Si l’invasion de l’Ukraine a pu sembler remarquablement éloignée des problèmes immédiats de l’homme et/ou de la femme africains ordinaires en février, aujourd’hui, les conséquences généralisées de la crise Russo-Ukrainienne commencent à faire mouche. Surtout au sein du continent africain dans lequel de nombreux pays dépendent de la Russie et de l’Ukraine pour un pourcentage important de leurs importations de blé, d’engrais et d’huile végétale. Selon le FMI (Fonds monétaire international), l’Afrique est confrontée à la possibilité d’une instabilité généralisée en raison de la hausse rapide des prix des denrées alimentaires et de l’énergie.

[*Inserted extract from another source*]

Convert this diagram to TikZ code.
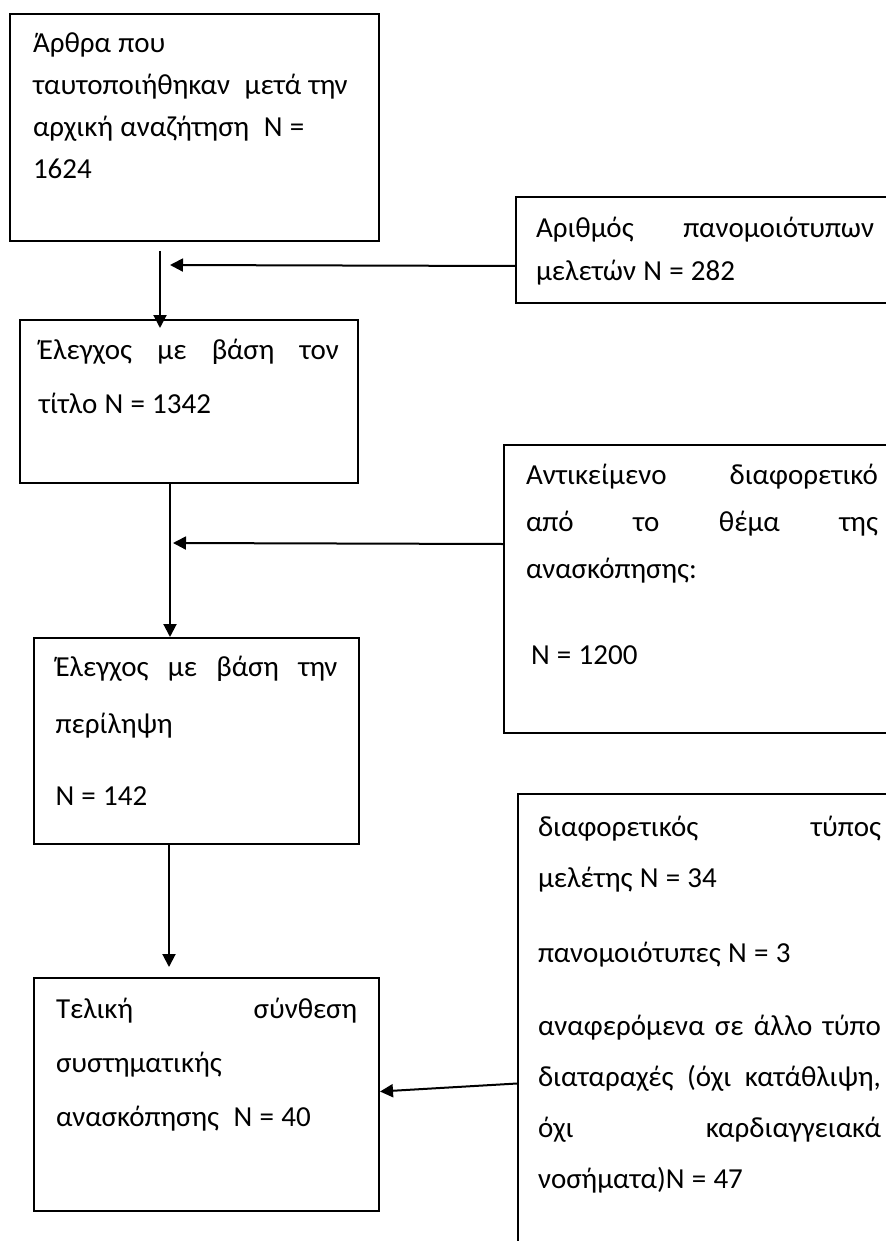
\documentclass[tikz,border=0pt]{standalone}
\usepackage{fontspec}
\setmainfont{Carlito}
\usetikzlibrary{arrows.meta}
\newcommand{\justline}[1]{\makebox[\linewidth][s]{\spaceskip=0.23em plus 1fil\relax #1}}

\begin{document}
\begin{tikzpicture}[x=0.5pt, y=-0.5pt,
  box/.style={draw, line width=1pt, anchor=north west, inner ysep=0pt,
              execute at begin node={\spaceskip=0.25em\xspaceskip=0.25em\relax}},
  flarrow/.style={-{Triangle[length=6.5pt,width=6.5pt]}, line width=1pt}
]
  \useasboundingbox (0,0) rectangle (886,1241);
  \clip (0,0) rectangle (886,1241);

  % ── Left: screening steps ──
  \node[box, text width=161.5pt, inner xsep=11.5pt, text height=19.5pt, text depth=94pt,
        font=\fontsize{14.5}{21}\selectfont] (art) at (9,13)
    {Άρθρα~που\\
     ταυτοποιήθηκαν~~μετά~την\\
     αρχική~αναζήτηση~~N~=\\
     1624};
  \node[box, text width=150pt, inner xsep=9.5pt, text height=19.5pt, text depth=62pt,
        font=\fontsize{14.5}{27}\selectfont] (title) at (19,319)
    {\justline{Έλεγχος με βάση τον}\\
     τίτλο N = 1342};
  \node[box, text width=141pt, inner xsep=10.75pt, text height=19pt, text depth=84pt,
        font=\fontsize{14.5}{28.5}\selectfont] (abstr) at (33,637)
    {\justline{Έλεγχος με βάση την}\\
     περίληψη\\[7.5pt]
     N = 142};
  \node[box, text width=150.5pt, inner xsep=11pt, text height=20pt, text depth=96.5pt,
        font=\fontsize{14.5}{27}\selectfont] (final) at (33,977)
    {\justline{Τελική σύνθεση}\\
     συστηματικής\\
     ανασκόπησης~~N~=~40};

  % ── Right: excluded records ──
  \node[box, text width=169pt, inner xsep=10pt, text height=20pt, text depth=33pt,
        font=\fontsize{14.5}{21.5}\selectfont] (dup) at (515,196)
    {\justline{Αριθμός πανομοιότυπων}\\
     μελετών N = 282};
  \node[box, text width=176pt, inner xsep=11pt, text height=19.5pt, text depth=124.5pt,
        font=\fontsize{14.5}{23.5}\selectfont] (excl1) at (503,444)
    {\justline{Αντικείμενο διαφορετικό}\\
     \justline{από το θέμα της}\\
     ανασκόπησης:\\[19.5pt]
     \hspace*{2.5pt}N = 1200};
  \node[box, text width=171.5pt, inner xsep=10pt, text height=21pt, text depth=212.5pt,
        font=\fontsize{14.5}{25.5}\selectfont] (excl2) at (517,793)
    {\justline{διαφορετικός τύπος}\\
     μελέτης N = 34\\[12pt]
     πανομοιότυπες N = 3\\[11pt]
     \justline{αναφερόμενα σε άλλο τύπο}\\
     \justline{διαταραχές (όχι κατάθλιψη,}\\
     \justline{όχι καρδιαγγειακά}\\
     νοσήματα)N = 47};

  % Arrows: down the left column
  \draw[flarrow] ([shift={(151,9)}]art.south west) -- ([shift={(141,9)}]title.north west);
  \draw[flarrow] ([shift={(151,0)}]title.south west) -- ([shift={(137,0)}]abstr.north west);
  \draw[flarrow] ([shift={(136,0)}]abstr.south west) -- ([shift={(136,-10)}]final.north west);

  % Arrows: exclusions pointing left
  \coordinate (m1) at (170,265);
  \coordinate (m2) at (173,543);
  \draw[flarrow] ([shift={(0,16)}]dup.west) -- (m1);
  \draw[flarrow] ([shift={(0,-45)}]excl1.west) -- (m2);
  \draw[flarrow] ([shift={(0,56)}]excl2.west) -- ([shift={(0,-3)}]final.east);
\end{tikzpicture}
\end{document}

De ce fait, les charades diplomatiques redondantes, tout comme la confusion organisationnelle qui entourent la réponse de l’UA doivent cesser brusquement.

Seulement, quid des africains présents en Ukraine qui se font refouler aux pieds des pays voisins et terres d’accueil ? Demander à l’Afrique de choisir un camp et de façon explicite celui de l’Ukraine puis laisser ses fils et filles mourir à cause du racisme est considéré par beaucoup avec raison comme parfaitement déplacé. Il s’agirait d’assurer aux africains les mêmes droits et garanties qu’aux ukrainiens avant de leur demander de plonger tête baissée dans un conflit où ils ont tout à perdre.

Avant le départ de la délégation de Sall pour la Russie, il est impératif pour l’UA de se livrer à un examen de conscience approfondi et nécessaire.